Before I first went to the Sudan, Bishop Robert told me that under no circumstances was I to attempt to convert the people I found there to our Anglican Catholic branch of Christianity. At the time I did not fully understand what he meant, but I most certainly do now. The Body of Christ is not enlarged, nor served, by a Christian who says to another, Hey, come and join us. We do it better.

Before Vatican II, Pope John wrote an encyclical, Pacem in Terris, in which he, with great wisdom, opened the way back to unity. In one place he wrote:

Every human being has the right to honour God according to the dictates of an upright conscience and therefore the right to worship God privately and publicly.

Later he continued:

We must never confuse error and the person who errs, not even when there is question of error or inadequate knowledge of truth in the moral or religious field. The person who errs is always and above all a human being, and he retains in every case his dignity as a human person.

That is the spirit which emanates from the Cross and leads today back to the Cross and to Jesus Christ crucified. We must always be on our guard against error, but we can not, ever, ignore the dignity of another human being. Because in every human being is that spark of the Divine, the human soul, the point at which we are all, in reality, united with God.

Jesus Christ, our Redeemer, sets the example. He despises no one. St. Matthew, from whose record we read today, was a tax collector, despised by every Jew in the city. But not by Jesus, who called him to be an Apostle.

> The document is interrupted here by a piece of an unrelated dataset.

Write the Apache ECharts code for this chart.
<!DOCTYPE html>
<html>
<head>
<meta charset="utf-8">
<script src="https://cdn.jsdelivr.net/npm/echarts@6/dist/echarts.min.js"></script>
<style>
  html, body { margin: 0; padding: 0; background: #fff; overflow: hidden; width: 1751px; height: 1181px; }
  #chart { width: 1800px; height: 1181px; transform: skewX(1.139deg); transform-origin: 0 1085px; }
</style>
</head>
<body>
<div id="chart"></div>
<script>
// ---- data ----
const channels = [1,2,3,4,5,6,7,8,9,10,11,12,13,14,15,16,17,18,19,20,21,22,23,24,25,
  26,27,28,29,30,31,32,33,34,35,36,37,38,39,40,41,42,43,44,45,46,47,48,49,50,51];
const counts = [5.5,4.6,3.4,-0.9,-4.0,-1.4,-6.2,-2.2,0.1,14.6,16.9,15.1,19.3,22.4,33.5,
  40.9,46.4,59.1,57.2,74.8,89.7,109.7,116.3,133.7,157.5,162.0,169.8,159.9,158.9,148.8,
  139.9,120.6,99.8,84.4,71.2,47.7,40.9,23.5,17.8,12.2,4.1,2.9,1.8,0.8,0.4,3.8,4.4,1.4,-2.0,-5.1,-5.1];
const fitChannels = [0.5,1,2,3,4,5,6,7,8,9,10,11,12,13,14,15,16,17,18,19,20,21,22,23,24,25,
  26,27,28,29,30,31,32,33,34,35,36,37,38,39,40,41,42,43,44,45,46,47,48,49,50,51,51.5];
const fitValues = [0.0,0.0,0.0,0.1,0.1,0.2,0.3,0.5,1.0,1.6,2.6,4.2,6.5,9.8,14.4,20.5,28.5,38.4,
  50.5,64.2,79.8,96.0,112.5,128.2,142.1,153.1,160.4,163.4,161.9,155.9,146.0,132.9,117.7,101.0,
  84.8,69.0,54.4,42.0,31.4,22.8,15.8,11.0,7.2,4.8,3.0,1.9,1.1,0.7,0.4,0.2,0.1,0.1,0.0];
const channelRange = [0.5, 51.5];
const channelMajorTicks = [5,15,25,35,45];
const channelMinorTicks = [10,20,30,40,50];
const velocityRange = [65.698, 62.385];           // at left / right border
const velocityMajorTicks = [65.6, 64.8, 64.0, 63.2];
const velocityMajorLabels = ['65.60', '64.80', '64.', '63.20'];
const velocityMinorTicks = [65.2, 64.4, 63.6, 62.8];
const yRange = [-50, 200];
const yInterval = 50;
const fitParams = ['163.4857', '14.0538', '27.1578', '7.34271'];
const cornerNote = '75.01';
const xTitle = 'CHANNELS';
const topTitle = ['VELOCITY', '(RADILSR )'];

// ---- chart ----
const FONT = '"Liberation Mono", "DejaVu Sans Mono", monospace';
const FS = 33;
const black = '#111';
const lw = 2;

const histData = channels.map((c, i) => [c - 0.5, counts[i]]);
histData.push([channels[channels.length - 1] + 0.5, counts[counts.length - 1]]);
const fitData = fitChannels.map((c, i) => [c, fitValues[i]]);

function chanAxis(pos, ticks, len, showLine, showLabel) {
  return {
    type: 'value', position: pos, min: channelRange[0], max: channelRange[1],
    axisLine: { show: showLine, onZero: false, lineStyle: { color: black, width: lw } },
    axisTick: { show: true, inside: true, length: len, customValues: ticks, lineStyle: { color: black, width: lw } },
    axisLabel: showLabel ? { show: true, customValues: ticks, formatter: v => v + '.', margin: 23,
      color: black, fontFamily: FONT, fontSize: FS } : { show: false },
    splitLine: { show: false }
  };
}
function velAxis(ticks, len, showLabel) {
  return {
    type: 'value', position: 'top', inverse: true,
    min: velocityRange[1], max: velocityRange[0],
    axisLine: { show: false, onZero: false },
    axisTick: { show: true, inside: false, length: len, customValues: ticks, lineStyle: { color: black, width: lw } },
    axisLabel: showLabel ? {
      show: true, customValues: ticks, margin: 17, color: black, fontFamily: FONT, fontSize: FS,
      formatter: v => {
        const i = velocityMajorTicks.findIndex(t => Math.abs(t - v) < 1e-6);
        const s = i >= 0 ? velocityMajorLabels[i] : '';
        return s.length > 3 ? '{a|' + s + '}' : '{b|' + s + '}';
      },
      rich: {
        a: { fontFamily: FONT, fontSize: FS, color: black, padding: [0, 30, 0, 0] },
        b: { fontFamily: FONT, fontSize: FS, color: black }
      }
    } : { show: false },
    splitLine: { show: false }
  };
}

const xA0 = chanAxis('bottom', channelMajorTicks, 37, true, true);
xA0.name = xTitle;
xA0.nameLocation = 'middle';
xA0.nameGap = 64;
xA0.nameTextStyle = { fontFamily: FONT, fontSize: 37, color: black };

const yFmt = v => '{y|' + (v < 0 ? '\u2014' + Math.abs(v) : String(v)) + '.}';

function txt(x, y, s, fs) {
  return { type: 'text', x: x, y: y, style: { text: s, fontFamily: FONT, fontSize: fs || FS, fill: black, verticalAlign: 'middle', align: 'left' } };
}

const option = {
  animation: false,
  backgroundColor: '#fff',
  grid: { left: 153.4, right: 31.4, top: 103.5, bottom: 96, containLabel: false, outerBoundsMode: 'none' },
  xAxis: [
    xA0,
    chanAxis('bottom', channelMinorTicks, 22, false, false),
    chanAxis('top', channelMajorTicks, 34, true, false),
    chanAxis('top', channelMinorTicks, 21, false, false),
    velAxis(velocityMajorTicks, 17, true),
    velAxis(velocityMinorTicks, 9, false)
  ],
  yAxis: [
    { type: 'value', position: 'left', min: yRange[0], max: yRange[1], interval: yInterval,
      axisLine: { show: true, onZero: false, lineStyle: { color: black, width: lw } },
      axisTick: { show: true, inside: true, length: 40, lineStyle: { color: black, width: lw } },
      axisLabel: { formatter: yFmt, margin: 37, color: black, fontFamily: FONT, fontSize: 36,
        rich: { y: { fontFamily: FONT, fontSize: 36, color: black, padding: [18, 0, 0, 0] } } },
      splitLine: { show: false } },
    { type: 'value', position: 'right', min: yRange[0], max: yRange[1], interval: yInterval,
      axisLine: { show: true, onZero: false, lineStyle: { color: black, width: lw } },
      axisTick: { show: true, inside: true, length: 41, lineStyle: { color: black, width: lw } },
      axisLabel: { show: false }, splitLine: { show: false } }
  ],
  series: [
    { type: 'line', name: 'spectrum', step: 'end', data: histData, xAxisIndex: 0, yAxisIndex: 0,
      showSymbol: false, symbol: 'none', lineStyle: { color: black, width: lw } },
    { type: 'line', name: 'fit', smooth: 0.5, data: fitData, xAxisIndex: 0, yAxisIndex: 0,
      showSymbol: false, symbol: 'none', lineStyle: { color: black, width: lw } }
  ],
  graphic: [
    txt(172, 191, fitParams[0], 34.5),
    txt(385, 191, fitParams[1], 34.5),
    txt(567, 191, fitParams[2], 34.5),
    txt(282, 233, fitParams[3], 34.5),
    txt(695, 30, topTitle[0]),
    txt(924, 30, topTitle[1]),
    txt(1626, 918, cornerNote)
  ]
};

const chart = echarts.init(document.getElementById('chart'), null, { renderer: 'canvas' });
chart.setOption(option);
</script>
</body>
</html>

The woman at Jacob’s well was a Samaritan, despised by every Jew. But not by Jesus Christ, who asked her to draw him water and then drew her kinsfolk into the sphere of his saving grace.

Saul was a persecuter and a murderer of Christians, feared by every member of the fledgling Church. But Jesus turned him into a dedicated Apostle and sent him to convert the Gentiles, teaching and preaching the need for unity, the beauty of unity and the holiness of unity in the body of Christ. And the Church which Saul had persecuted prospered mightily under the Spirit led guidance of St. Paul.

It is arguable that we, who are all Gentiles, are here today because of what the Spirit led St. Paul to preach so effectively. And we are here today to seek what our Lord exhorted us to accomplish, unity with God.

Darwell Stone began his 1914 book, The Holy Communion, with the words, Union with God is the highest ideal of human thought and the highest aim of human life.

Union with God is sealed each time we join our small sacrifice, properly prepared and offered, with the perpetual, perfect, sacrifice of Jesus Christ in the Eucharistic Feast which He instituted. It is the means, both tangible and mysterious, whereby our unity with God and with each other is renewed. It is both the outward and inward expression of the faith which Jesus so warmly approved in the centurion who sought his help.

If we truly approach this gift of the saving, uniting body and blood of Jesus Christ with that faith, we can leave this Holy Communion today armed and able to join the work for which Jesus prayed to His Father, As thou, Father, art in me, and I in thee, that they also may be one in us. That the world may believe that thou hast sent me.